◆ **Data section**:
——

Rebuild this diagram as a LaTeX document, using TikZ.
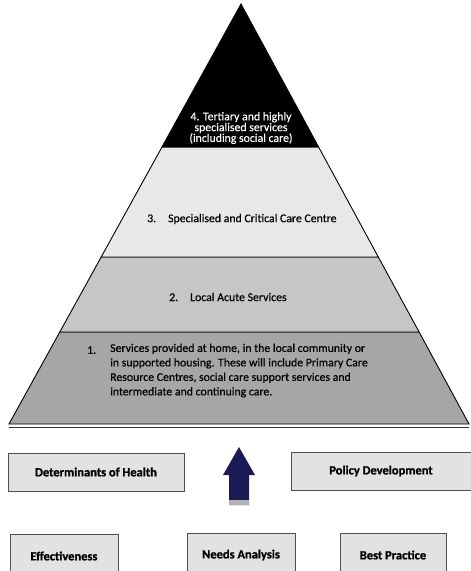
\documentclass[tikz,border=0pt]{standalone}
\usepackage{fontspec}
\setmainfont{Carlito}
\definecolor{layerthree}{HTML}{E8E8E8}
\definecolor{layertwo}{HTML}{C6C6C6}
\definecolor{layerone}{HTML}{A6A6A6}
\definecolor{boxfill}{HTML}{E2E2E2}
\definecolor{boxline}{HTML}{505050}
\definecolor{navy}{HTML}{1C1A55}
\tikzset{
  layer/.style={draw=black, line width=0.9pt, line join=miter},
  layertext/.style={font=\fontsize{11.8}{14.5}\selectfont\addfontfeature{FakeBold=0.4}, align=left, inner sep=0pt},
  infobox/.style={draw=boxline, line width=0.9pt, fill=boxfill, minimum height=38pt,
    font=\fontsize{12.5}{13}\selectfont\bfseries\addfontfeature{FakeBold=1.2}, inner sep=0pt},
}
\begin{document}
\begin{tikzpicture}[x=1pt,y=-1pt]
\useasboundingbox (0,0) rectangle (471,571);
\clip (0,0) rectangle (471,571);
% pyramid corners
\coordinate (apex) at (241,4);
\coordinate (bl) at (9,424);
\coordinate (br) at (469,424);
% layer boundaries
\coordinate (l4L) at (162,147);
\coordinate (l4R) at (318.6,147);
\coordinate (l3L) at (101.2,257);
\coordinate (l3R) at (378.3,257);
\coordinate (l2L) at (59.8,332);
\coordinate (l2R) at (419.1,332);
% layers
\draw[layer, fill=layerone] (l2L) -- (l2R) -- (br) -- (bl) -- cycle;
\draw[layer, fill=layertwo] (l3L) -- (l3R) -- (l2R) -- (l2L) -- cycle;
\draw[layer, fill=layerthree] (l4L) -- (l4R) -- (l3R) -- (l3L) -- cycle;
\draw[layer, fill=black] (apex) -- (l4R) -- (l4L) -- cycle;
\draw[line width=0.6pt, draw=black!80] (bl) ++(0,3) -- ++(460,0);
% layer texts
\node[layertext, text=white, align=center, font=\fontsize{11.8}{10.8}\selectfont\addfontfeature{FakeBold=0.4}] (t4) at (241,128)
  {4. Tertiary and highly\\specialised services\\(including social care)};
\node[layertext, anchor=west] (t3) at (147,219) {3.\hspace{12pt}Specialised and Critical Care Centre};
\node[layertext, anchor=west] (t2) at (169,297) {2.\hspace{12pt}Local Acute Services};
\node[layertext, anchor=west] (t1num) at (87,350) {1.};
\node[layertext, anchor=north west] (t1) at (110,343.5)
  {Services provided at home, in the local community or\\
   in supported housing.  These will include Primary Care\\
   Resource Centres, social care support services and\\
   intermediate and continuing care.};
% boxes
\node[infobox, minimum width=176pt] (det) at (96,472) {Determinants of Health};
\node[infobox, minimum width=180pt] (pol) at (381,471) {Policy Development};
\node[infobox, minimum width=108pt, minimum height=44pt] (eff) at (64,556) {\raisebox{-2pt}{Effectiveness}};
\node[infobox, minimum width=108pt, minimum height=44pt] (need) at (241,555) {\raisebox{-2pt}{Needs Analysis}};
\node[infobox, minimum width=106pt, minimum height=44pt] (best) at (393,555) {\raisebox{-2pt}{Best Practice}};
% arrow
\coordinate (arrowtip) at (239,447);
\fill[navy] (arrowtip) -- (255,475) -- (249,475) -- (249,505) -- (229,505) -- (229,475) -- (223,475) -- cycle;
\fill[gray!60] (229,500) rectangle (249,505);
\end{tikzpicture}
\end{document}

——

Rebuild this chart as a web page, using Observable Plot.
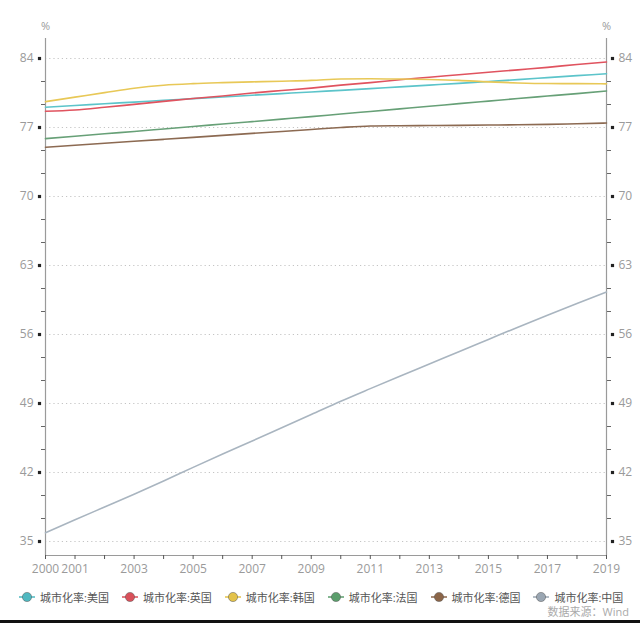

——

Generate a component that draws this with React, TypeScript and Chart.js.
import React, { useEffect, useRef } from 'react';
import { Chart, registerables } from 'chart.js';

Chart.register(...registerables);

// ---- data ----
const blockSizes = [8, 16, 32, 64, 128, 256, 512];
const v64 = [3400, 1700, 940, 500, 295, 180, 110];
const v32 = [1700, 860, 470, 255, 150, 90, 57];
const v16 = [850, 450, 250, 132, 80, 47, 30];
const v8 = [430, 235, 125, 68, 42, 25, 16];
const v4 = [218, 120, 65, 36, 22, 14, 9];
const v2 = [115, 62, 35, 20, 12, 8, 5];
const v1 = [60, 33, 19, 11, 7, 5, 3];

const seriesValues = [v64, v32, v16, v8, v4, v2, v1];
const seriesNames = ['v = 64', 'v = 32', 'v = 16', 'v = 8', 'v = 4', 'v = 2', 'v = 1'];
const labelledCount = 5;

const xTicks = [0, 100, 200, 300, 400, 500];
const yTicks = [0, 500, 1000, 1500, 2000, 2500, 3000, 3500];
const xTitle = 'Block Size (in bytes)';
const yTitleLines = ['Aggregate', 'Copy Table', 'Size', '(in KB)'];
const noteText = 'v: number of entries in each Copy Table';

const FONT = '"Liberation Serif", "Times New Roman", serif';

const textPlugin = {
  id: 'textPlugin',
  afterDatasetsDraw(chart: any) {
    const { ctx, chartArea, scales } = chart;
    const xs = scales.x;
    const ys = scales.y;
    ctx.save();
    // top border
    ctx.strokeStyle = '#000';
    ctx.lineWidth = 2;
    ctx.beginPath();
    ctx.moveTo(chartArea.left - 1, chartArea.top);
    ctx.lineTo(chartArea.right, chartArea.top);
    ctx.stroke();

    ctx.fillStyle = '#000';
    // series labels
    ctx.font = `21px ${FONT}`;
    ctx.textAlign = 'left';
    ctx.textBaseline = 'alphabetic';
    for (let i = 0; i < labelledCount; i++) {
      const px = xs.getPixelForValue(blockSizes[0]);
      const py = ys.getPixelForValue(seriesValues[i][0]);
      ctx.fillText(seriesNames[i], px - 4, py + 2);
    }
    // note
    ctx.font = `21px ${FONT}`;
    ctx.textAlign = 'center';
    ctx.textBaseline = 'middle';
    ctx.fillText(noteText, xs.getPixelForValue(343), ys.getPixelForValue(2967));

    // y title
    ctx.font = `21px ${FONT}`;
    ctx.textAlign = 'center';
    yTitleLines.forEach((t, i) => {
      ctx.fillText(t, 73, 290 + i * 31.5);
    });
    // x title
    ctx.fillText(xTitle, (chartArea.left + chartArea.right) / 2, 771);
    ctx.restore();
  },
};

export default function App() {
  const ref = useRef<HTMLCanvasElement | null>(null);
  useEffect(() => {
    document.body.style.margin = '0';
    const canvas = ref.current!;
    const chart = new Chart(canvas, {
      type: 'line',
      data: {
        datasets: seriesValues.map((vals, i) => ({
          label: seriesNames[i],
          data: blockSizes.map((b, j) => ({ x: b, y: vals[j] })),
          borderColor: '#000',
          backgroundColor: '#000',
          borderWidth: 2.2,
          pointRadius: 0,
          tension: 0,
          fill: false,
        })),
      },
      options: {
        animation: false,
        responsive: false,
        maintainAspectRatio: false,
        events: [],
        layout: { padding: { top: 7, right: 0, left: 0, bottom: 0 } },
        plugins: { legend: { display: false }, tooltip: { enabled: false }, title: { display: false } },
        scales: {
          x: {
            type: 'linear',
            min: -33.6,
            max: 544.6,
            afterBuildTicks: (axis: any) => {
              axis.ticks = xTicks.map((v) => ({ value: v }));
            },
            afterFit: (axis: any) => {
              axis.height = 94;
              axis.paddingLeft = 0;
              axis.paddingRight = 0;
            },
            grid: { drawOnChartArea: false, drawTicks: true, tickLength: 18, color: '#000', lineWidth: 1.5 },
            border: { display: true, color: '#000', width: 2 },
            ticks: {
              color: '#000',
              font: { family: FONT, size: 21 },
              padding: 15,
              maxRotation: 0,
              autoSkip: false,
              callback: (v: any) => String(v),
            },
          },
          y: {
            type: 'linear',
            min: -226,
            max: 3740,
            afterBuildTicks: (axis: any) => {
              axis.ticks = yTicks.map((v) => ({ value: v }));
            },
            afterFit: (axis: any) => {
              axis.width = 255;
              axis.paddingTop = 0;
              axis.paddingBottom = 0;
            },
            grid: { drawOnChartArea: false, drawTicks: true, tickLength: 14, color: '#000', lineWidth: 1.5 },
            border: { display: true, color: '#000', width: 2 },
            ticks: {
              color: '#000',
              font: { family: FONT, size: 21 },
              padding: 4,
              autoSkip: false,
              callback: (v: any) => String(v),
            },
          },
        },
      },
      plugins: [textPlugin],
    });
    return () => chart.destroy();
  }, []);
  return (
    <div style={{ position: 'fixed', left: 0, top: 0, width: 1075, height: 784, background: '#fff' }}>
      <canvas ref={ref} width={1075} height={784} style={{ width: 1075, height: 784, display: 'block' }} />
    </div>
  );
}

——

◆ **Goal of the exercise**:
Reproduce the lines exactly, from the line that contains "Generate a component" through the line that contains "const labelledCount = 5;", and nothing more.

◆ **Correct answer**:
Generate a component that draws this with React, TypeScript and Chart.js.
import React, { useEffect, useRef } from 'react';
import { Chart, registerables } from 'chart.js';

Chart.register(...registerables);

// ---- data ----
const blockSizes = [8, 16, 32, 64, 128, 256, 512];
const v64 = [3400, 1700, 940, 500, 295, 180, 110];
const v32 = [1700, 860, 470, 255, 150, 90, 57];
const v16 = [850, 450, 250, 132, 80, 47, 30];
const v8 = [430, 235, 125, 68, 42, 25, 16];
const v4 = [218, 120, 65, 36, 22, 14, 9];
const v2 = [115, 62, 35, 20, 12, 8, 5];
const v1 = [60, 33, 19, 11, 7, 5, 3];

const seriesValues = [v64, v32, v16, v8, v4, v2, v1];
const seriesNames = ['v = 64', 'v = 32', 'v = 16', 'v = 8', 'v = 4', 'v = 2', 'v = 1'];
const labelledCount = 5;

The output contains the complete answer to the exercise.